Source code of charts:
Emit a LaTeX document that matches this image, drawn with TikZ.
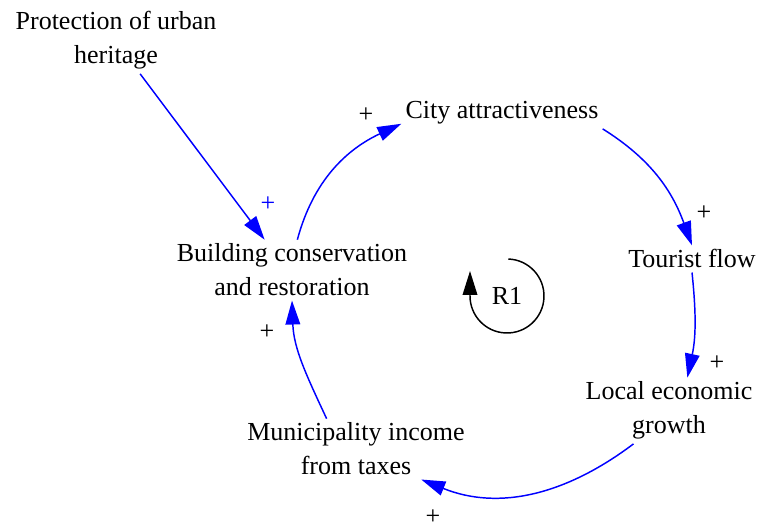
\documentclass[tikz,border=0pt]{standalone}
\usepackage{fontspec}
\setmainfont{Liberation Serif}
\usetikzlibrary{arrows.meta}

\begin{document}
\begin{tikzpicture}[x=0.75pt,y=0.75pt,
    var/.style={align=center,inner sep=3pt,anchor=base,
      font=\fontsize{19.5}{25.5}\selectfont},
    sign/.style={inner sep=0pt,font=\fontsize{19.5}{25.5}\selectfont},
    link/.style={blue,line width=1.1pt,-{Triangle[length=18pt,width=11pt]}}]
    \useasboundingbox (0,0) rectangle (757,524);
    \node[var] (prot) at (116,460) {Protection of urban\\heritage};
    \node[var] (city) at (502,405) {City attractiveness};
    \node[var] (tour) at (692,256) {Tourist flow};
    \node[var] (local) at (669,90) {Local economic\\growth};
    \node[var] (muni) at (356,49) {Municipality income\\from taxes};
    \node[var] (build) at (292,228) {Building conservation\\and restoration};
    \node[sign] (r1) at (507,228) {R1};
    \draw[link] (prot.-54) -- (build.132);
    \draw[link] (build.80) to[out=75,in=205] (city.186);
    \draw[link] (city.south east) to[out=-32,in=110] (tour.north);
    \draw[link] (tour.south) to[out=-84,in=78] (local.61);
    \draw[link] (local.223) to[out=217,in=-22] (muni.-25);
    \draw[link] (muni.134) to[out=115,in=-88] (build.south);
    \node[sign,blue] (s1) at (268,320) {+};
    \node[sign] (s2) at (366,409) {+};
    \node[sign] (s3) at (704,311) {+};
    \node[sign] (s4) at (717,161) {+};
    \node[sign] (s5) at (433,7) {+};
    \node[sign] (s6) at (267,192) {+};
    \draw[line width=1.1pt,-{Triangle[length=18pt,width=11pt]}]
      ([shift={(88:27.75pt)}]r1.center) arc[start angle=88,end angle=-180,radius=27.75pt] -- ++(0,25);
  \end{tikzpicture}
\end{document}
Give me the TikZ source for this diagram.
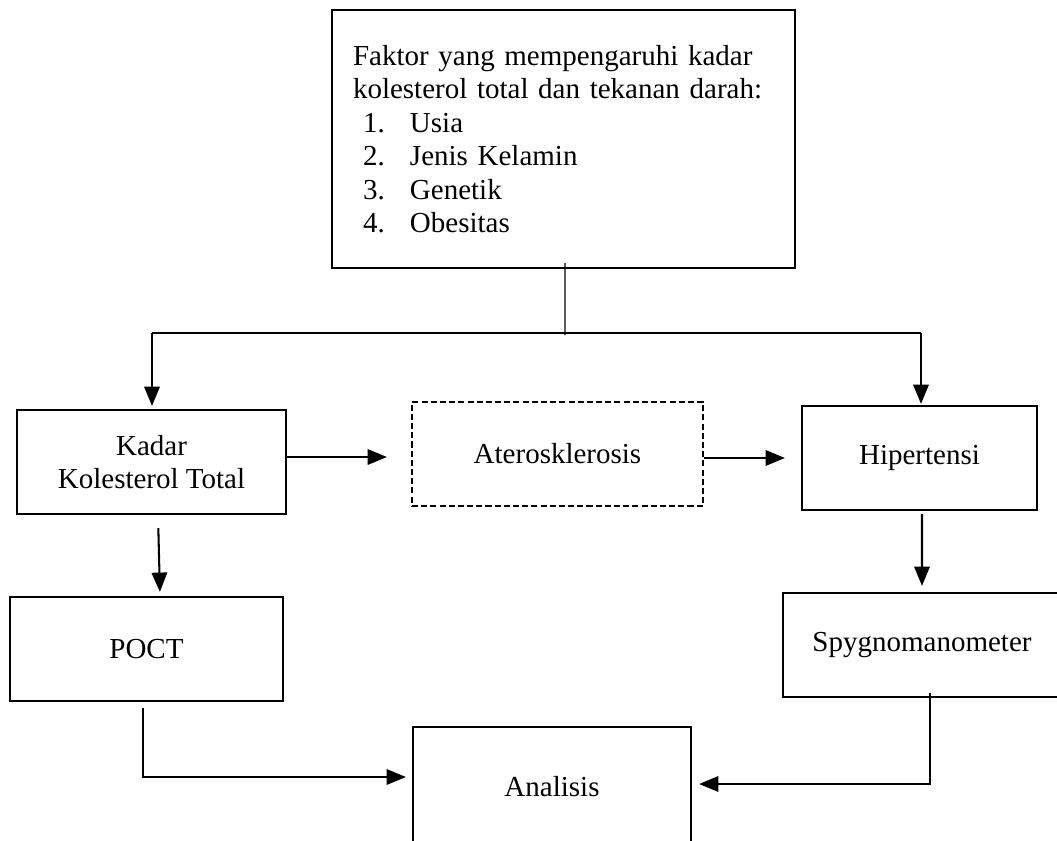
\documentclass[tikz,border=0pt]{standalone}
\usepackage{fontspec}
\setmainfont{Liberation Serif}
\usetikzlibrary{arrows.meta,calc}
\newlength\pxu
\setlength\pxu{0.4138pt}
\tikzset{
  boxnode/.style={draw, line width=0.9pt, inner sep=0pt, minimum height=104\pxu,
    font=\fontsize{12}{13.85}\selectfont, align=center},
  dashbox/.style={boxnode, dash pattern=on 2.5pt off 1.3pt},
  arr/.style={line width=0.85pt, -{Triangle[length=8pt,width=6.4pt]}},
  thin/.style={line width=0.55pt}
}
\begin{document}
\begin{tikzpicture}[x=0.4138pt, y=-0.4138pt]
\useasboundingbox (0,0) rectangle (1057,841);
\clip (0,0) rectangle (1057,841);

\node[boxnode, minimum width=463\pxu, minimum height=258\pxu, text width=421\pxu, align=left] (fak) at (563.5,139)
 {Faktor yang mempengaruhi kadar\\
  kolesterol total dan tekanan darah:\\
  \hspace*{10\pxu}\makebox[47\pxu][l]{1.}Usia\\
  \hspace*{10\pxu}\makebox[47\pxu][l]{2.}Jenis Kelamin\\
  \hspace*{10\pxu}\makebox[47\pxu][l]{3.}Genetik\\
  \hspace*{10\pxu}\makebox[47\pxu][l]{4.}Obesitas};

\node[boxnode, minimum width=269\pxu] (kadar) at (151.5,462) {Kadar\\Kolesterol Total};
\node[dashbox, minimum width=291\pxu] (ateros) at (557.5,454) {Aterosklerosis};
\node[boxnode, minimum width=235\pxu] (hip) at (919.5,458) {Hipertensi};
\node[boxnode, minimum width=273\pxu] (poct) at (146.5,649) {POCT};
\node[boxnode, minimum width=278\pxu] (spyg) at (922,645) {Spygnomanometer};
\node[boxnode, minimum width=278\pxu, minimum height=120\pxu] (ana) at (552,787) {Analisis};

\coordinate (jn) at (565,333);
\coordinate (jl) at (152,333);
\coordinate (jr) at (921,333);

\draw[thin] ([xshift=1.5\pxu,yshift=6\pxu]fak.south) -- ([yshift=-2\pxu]jn);
\draw[thin] (jl) -- (jr);
\draw[arr, shorten >=3\pxu] (jl) -- (jl |- kadar.north);
\draw[arr, shorten >=1\pxu] (jr) -- (jr |- hip.north);

\draw[arr, shorten >=24\pxu] ([yshift=5\pxu]kadar.east) -- ([yshift=5\pxu]kadar.east -| ateros.west);
\draw[arr, shorten >=16\pxu] (hip.west -| ateros.east) -- (hip.west);

\draw[arr, shorten <=13\pxu, shorten >=4\pxu] ([xshift=6.5\pxu]kadar.south) -- ([xshift=13.5\pxu]poct.north);
\draw[arr, shorten <=3\pxu, shorten >=6\pxu] ([xshift=2.5\pxu]hip.south) -- (spyg.north);

\draw[arr, shorten >=6\pxu] ([xshift=-3.5\pxu,yshift=-6\pxu]poct.south) |- ([yshift=10\pxu]ana.west);
\draw[arr, shorten >=7\pxu] ([xshift=8\pxu,yshift=5\pxu]spyg.south) |- ([yshift=3\pxu]ana.east);
\end{tikzpicture}
\end{document}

AIM. Your task is to reproduce all of the material exactly. The pictures stay out.

REPLY TO THE TASK.
Emit a LaTeX document that matches this image, drawn with TikZ.
\documentclass[tikz,border=0pt]{standalone}
\usepackage{fontspec}
\setmainfont{Liberation Serif}
\usetikzlibrary{arrows.meta}

\begin{document}
\begin{tikzpicture}[x=0.75pt,y=0.75pt,
    var/.style={align=center,inner sep=3pt,anchor=base,
      font=\fontsize{19.5}{25.5}\selectfont},
    sign/.style={inner sep=0pt,font=\fontsize{19.5}{25.5}\selectfont},
    link/.style={blue,line width=1.1pt,-{Triangle[length=18pt,width=11pt]}}]
    \useasboundingbox (0,0) rectangle (757,524);
    \node[var] (prot) at (116,460) {Protection of urban\\heritage};
    \node[var] (city) at (502,405) {City attractiveness};
    \node[var] (tour) at (692,256) {Tourist flow};
    \node[var] (local) at (669,90) {Local economic\\growth};
    \node[var] (muni) at (356,49) {Municipality income\\from taxes};
    \node[var] (build) at (292,228) {Building conservation\\and restoration};
    \node[sign] (r1) at (507,228) {R1};
    \draw[link] (prot.-54) -- (build.132);
    \draw[link] (build.80) to[out=75,in=205] (city.186);
    \draw[link] (city.south east) to[out=-32,in=110] (tour.north);
    \draw[link] (tour.south) to[out=-84,in=78] (local.61);
    \draw[link] (local.223) to[out=217,in=-22] (muni.-25);
    \draw[link] (muni.134) to[out=115,in=-88] (build.south);
    \node[sign,blue] (s1) at (268,320) {+};
    \node[sign] (s2) at (366,409) {+};
    \node[sign] (s3) at (704,311) {+};
    \node[sign] (s4) at (717,161) {+};
    \node[sign] (s5) at (433,7) {+};
    \node[sign] (s6) at (267,192) {+};
    \draw[line width=1.1pt,-{Triangle[length=18pt,width=11pt]}]
      ([shift={(88:27.75pt)}]r1.center) arc[start angle=88,end angle=-180,radius=27.75pt] -- ++(0,25);
  \end{tikzpicture}
\end{document}
Give me the TikZ source for this diagram.
\documentclass[tikz,border=0pt]{standalone}
\usepackage{fontspec}
\setmainfont{Liberation Serif}
\usetikzlibrary{arrows.meta,calc}
\newlength\pxu
\setlength\pxu{0.4138pt}
\tikzset{
  boxnode/.style={draw, line width=0.9pt, inner sep=0pt, minimum height=104\pxu,
    font=\fontsize{12}{13.85}\selectfont, align=center},
  dashbox/.style={boxnode, dash pattern=on 2.5pt off 1.3pt},
  arr/.style={line width=0.85pt, -{Triangle[length=8pt,width=6.4pt]}},
  thin/.style={line width=0.55pt}
}
\begin{document}
\begin{tikzpicture}[x=0.4138pt, y=-0.4138pt]
\useasboundingbox (0,0) rectangle (1057,841);
\clip (0,0) rectangle (1057,841);

\node[boxnode, minimum width=463\pxu, minimum height=258\pxu, text width=421\pxu, align=left] (fak) at (563.5,139)
 {Faktor yang mempengaruhi kadar\\
  kolesterol total dan tekanan darah:\\
  \hspace*{10\pxu}\makebox[47\pxu][l]{1.}Usia\\
  \hspace*{10\pxu}\makebox[47\pxu][l]{2.}Jenis Kelamin\\
  \hspace*{10\pxu}\makebox[47\pxu][l]{3.}Genetik\\
  \hspace*{10\pxu}\makebox[47\pxu][l]{4.}Obesitas};

\node[boxnode, minimum width=269\pxu] (kadar) at (151.5,462) {Kadar\\Kolesterol Total};
\node[dashbox, minimum width=291\pxu] (ateros) at (557.5,454) {Aterosklerosis};
\node[boxnode, minimum width=235\pxu] (hip) at (919.5,458) {Hipertensi};
\node[boxnode, minimum width=273\pxu] (poct) at (146.5,649) {POCT};
\node[boxnode, minimum width=278\pxu] (spyg) at (922,645) {Spygnomanometer};
\node[boxnode, minimum width=278\pxu, minimum height=120\pxu] (ana) at (552,787) {Analisis};

\coordinate (jn) at (565,333);
\coordinate (jl) at (152,333);
\coordinate (jr) at (921,333);

\draw[thin] ([xshift=1.5\pxu,yshift=6\pxu]fak.south) -- ([yshift=-2\pxu]jn);
\draw[thin] (jl) -- (jr);
\draw[arr, shorten >=3\pxu] (jl) -- (jl |- kadar.north);
\draw[arr, shorten >=1\pxu] (jr) -- (jr |- hip.north);

\draw[arr, shorten >=24\pxu] ([yshift=5\pxu]kadar.east) -- ([yshift=5\pxu]kadar.east -| ateros.west);
\draw[arr, shorten >=16\pxu] (hip.west -| ateros.east) -- (hip.west);

\draw[arr, shorten <=13\pxu, shorten >=4\pxu] ([xshift=6.5\pxu]kadar.south) -- ([xshift=13.5\pxu]poct.north);
\draw[arr, shorten <=3\pxu, shorten >=6\pxu] ([xshift=2.5\pxu]hip.south) -- (spyg.north);

\draw[arr, shorten >=6\pxu] ([xshift=-3.5\pxu,yshift=-6\pxu]poct.south) |- ([yshift=10\pxu]ana.west);
\draw[arr, shorten >=7\pxu] ([xshift=8\pxu,yshift=5\pxu]spyg.south) |- ([yshift=3\pxu]ana.east);
\end{tikzpicture}
\end{document}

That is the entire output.